REQUIREMENTS
Check each line of the material. Copy those containing "this".

····················

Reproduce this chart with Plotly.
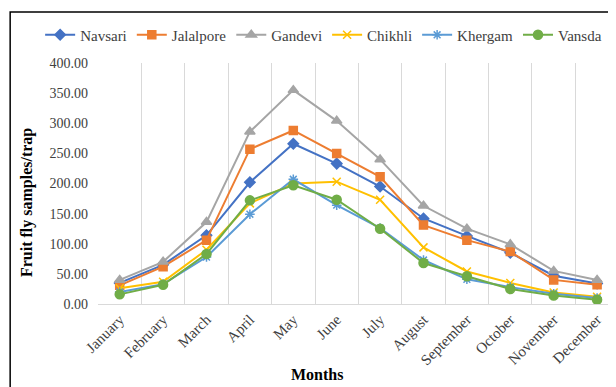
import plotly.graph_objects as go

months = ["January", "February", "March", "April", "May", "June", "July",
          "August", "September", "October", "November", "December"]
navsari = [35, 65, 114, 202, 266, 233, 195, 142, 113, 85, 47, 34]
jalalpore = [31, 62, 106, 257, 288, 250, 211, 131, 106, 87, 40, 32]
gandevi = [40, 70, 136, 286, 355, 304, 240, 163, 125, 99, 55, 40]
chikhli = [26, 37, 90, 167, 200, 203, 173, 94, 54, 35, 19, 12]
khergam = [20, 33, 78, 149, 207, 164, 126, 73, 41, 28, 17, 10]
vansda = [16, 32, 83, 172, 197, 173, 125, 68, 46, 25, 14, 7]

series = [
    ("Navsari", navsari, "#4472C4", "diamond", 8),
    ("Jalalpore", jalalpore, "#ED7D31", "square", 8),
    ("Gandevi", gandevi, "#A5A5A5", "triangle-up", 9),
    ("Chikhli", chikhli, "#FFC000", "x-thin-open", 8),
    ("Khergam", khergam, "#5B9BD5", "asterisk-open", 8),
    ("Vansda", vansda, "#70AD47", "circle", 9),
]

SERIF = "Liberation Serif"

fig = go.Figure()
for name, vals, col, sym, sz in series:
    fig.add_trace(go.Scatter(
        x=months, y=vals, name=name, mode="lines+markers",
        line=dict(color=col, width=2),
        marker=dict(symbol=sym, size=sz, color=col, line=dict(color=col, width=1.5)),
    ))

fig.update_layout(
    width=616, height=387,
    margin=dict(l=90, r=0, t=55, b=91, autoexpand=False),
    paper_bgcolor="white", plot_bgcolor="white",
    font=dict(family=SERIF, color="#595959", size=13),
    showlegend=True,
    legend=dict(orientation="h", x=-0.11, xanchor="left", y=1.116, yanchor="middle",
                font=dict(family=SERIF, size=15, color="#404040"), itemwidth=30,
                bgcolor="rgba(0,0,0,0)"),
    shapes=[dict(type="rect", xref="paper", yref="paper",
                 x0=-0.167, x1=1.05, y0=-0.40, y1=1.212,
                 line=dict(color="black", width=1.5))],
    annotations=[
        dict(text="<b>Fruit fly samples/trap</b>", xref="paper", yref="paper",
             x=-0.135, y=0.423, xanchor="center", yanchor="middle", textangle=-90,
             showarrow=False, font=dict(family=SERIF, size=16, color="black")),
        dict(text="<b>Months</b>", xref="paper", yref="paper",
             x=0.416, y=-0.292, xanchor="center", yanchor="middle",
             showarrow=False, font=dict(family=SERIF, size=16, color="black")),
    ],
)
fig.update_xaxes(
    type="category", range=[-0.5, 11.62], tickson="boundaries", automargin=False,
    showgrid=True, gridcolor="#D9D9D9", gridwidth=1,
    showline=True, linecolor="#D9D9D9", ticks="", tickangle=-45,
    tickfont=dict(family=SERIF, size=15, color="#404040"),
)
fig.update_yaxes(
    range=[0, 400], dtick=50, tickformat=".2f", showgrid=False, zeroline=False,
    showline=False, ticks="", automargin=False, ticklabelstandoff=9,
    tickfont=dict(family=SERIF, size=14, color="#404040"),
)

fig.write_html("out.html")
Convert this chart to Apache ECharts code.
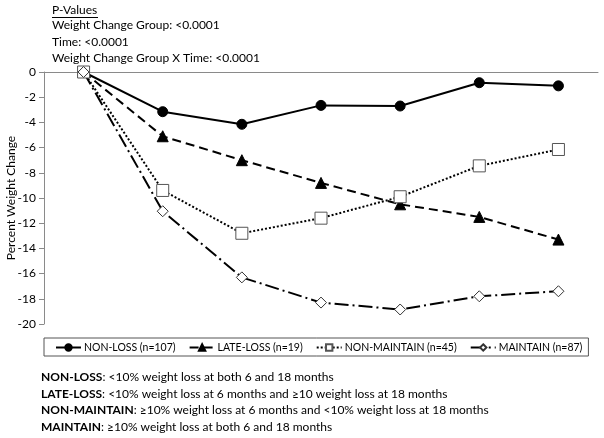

····················

FULL SOLUTION
Reproduce this chart with Plotly.
Convert this chart to Apache ECharts code.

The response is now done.